Make an empty box over the top of the photo and then set your stroke and color.

Tony Perkins
 
Set your Fill color to empty (no color) and stroke color and size to what you want.

Select the picture. Then selct the Pen tool. Click the pen tool EXACTLY on each of the little corner markers of the pic. You'll see each side of the pic gets the stroke as you click each subsequent corner.

Afterward, you can adjust stroke width in the Stroke window and change color in the stroke tool on tools palette. It's importan not to have a Fill when doing this or the pen tool will fill your pic with that as you create the path around the pic.
 
Ta add a stroke to a raster image (other than work around it by using the previous solution):

1. Select the image;

2. In the appearance palette (the greatest thing since sliced bread, learn how to use it quickly), click on the flyout arrow and select "add new stroke"; Nothing appears to happen, yet, so next:

3. Effect>Path>Outline Object will make the stroke visible. Now, you can access this stroke from the appearance palette and change its color, width, and a whole bunch of other things.

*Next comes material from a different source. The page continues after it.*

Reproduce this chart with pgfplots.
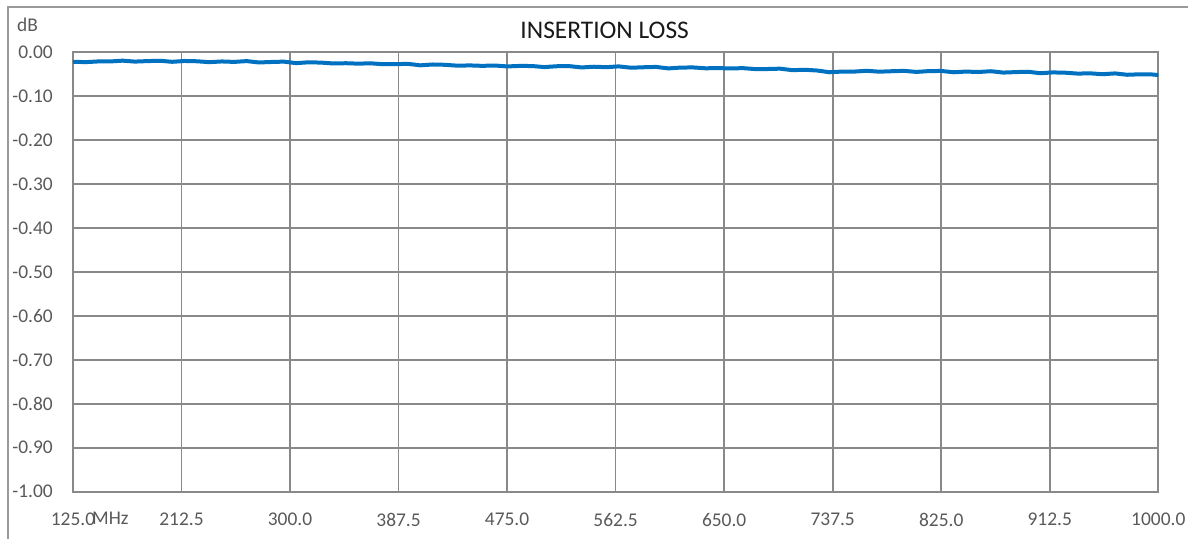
\documentclass[border=0pt]{standalone}
\usepackage{pgfplots}
\pgfplotsset{compat=1.18}
\usepackage{fontspec}
\setmainfont{Carlito}
\definecolor{linec}{HTML}{0070C0}
\definecolor{gridc}{HTML}{898989}
\definecolor{txtc}{HTML}{595959}
\definecolor{framec}{HTML}{9A9A9A}
\begin{document}
\begin{tikzpicture}[x=1bp,y=1bp]
\path (0,0) rectangle (1189,539);
\draw[framec, line width=1.3bp] (8,0) -- (8,532) -- (1189,532);
\begin{axis}[
  at={(73bp,47bp)}, anchor=south west,
  width=1086bp, height=440bp, scale only axis,
  xmin=125, xmax=1000, ymin=-1, ymax=0,
  xtick={125,212.5,300,387.5,475,562.5,650,737.5,825,912.5,1000},
  xticklabels={125.0,212.5,300.0,387.5,475.0,562.5,650.0,737.5,825.0,912.5,1000.0},
  ytick={-1,-0.9,-0.8,-0.7,-0.6,-0.5,-0.4,-0.3,-0.2,-0.1,0},
  yticklabels={-1.00,-0.90,-0.80,-0.70,-0.60,-0.50,-0.40,-0.30,-0.20,-0.10,0.00},
  major tick length=0pt,
  grid=major,
  major grid style={draw=gridc, line width=1.6bp},
  axis line style={draw=gridc, line width=2bp},
  ticklabel style={font=\fontsize{19.5}{22}\selectfont, text=txtc, inner sep=0pt},
  yticklabel style={anchor=east, xshift=-20bp},
  xticklabel style={anchor=north, yshift=-21bp},
  clip=false,
]
\addplot[linec, line width=4bp, line join=round] coordinates {
(125,-0.0222)(135,-0.0232)(145,-0.0216)(155,-0.0216)(165,-0.0198)(175,-0.0219)(185,-0.0208)(195,-0.0200)(205,-0.0224)(215,-0.0205)
(225,-0.0212)(235,-0.0232)(245,-0.0216)(255,-0.0226)(265,-0.0208)(275,-0.0239)(285,-0.0228)(295,-0.0220)(305,-0.0254)(315,-0.0235)
(325,-0.0242)(335,-0.0262)(345,-0.0256)(355,-0.0266)(365,-0.0258)(375,-0.0279)(385,-0.0278)(395,-0.0270)(405,-0.0304)(415,-0.0285)
(425,-0.0292)(435,-0.0312)(445,-0.0306)(455,-0.0316)(465,-0.0308)(475,-0.0329)(485,-0.0318)(495,-0.0320)(505,-0.0344)(515,-0.0325)
(525,-0.0322)(535,-0.0352)(545,-0.0336)(555,-0.0346)(565,-0.0328)(575,-0.0359)(585,-0.0348)(595,-0.0340)(605,-0.0374)(615,-0.0355)
(625,-0.0352)(635,-0.0372)(645,-0.0366)(655,-0.0376)(665,-0.0368)(675,-0.0389)(685,-0.0388)(695,-0.0380)(705,-0.0414)(715,-0.0405)
(725,-0.0422)(735,-0.0462)(745,-0.0446)(755,-0.0446)(765,-0.0428)(775,-0.0449)(785,-0.0438)(795,-0.0430)(805,-0.0454)(815,-0.0435)
(825,-0.0432)(835,-0.0462)(845,-0.0446)(855,-0.0456)(865,-0.0438)(875,-0.0469)(885,-0.0458)(895,-0.0450)(905,-0.0484)(915,-0.0465)
(925,-0.0472)(935,-0.0492)(945,-0.0486)(955,-0.0506)(965,-0.0488)(975,-0.0519)(985,-0.0508)(995,-0.0512)(1000,-0.0525)
};
\end{axis}
\node[anchor=base, inner sep=0pt, font=\fontsize{25.5}{29}\selectfont, text=black!90] at (605,500) {INSERTION LOSS};
\node[anchor=base west, inner sep=0pt, font=\fontsize{19.5}{22}\selectfont, text=txtc] at (17,507) {dB};
\node[anchor=base west, inner sep=0pt, font=\fontsize{19.5}{22}\selectfont, text=txtc] at (92,14) {MHz};
\end{tikzpicture}
\end{document}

The benefit of doing it this way, is that you only end up with one object, so no worries about scaling or moving and overlooking the stroke in the process.

If you need the stroke to be a separate path, Object>Expand will make it "real".

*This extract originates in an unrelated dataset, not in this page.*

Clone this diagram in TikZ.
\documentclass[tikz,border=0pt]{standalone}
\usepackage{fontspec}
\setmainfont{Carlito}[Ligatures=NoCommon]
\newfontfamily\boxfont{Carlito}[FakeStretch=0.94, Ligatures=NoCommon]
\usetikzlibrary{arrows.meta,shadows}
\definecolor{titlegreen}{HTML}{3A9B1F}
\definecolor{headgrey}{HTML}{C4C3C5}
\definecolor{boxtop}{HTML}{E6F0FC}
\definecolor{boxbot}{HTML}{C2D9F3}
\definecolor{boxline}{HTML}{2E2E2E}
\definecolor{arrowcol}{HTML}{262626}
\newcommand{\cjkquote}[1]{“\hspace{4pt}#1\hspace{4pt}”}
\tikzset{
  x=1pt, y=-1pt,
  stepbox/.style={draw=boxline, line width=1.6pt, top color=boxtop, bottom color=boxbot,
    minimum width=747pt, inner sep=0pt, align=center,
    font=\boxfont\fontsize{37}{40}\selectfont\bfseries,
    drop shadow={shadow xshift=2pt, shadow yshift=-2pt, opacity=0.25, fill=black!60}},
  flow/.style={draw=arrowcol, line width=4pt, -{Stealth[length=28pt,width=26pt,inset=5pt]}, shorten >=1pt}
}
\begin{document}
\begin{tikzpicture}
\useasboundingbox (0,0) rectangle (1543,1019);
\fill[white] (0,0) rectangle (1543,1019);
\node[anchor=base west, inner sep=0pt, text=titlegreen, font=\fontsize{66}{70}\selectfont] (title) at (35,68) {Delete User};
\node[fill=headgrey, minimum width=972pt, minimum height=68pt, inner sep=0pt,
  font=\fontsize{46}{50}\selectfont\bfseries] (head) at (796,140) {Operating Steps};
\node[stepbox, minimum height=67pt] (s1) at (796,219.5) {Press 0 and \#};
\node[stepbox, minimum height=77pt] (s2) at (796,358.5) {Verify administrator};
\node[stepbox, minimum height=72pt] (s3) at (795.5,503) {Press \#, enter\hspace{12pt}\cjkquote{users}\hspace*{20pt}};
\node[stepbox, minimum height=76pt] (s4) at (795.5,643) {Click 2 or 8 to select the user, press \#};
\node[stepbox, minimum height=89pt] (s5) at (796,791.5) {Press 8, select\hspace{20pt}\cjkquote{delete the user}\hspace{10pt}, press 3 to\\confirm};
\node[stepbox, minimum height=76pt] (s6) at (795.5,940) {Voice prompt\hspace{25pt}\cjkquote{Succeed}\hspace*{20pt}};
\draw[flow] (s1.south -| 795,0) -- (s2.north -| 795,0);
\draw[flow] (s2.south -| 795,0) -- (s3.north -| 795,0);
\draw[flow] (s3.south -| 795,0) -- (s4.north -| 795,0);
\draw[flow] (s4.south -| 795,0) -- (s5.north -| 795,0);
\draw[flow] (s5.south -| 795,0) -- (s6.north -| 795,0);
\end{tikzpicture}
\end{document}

If your raster has transparency, the path will follow the edge of the visible pixels. That can be nice, too.

Bert

Bert Philippus
 
Thank you all very much for your answers. I know you guys all love Illustrator - as someone who has not done any graphics work for about 6 years - used to use Freehand and Quark - boy, sticking a border on a picture in Illustrator seems ... well ... inordinately complicated. But, thanks - I now have it cracked.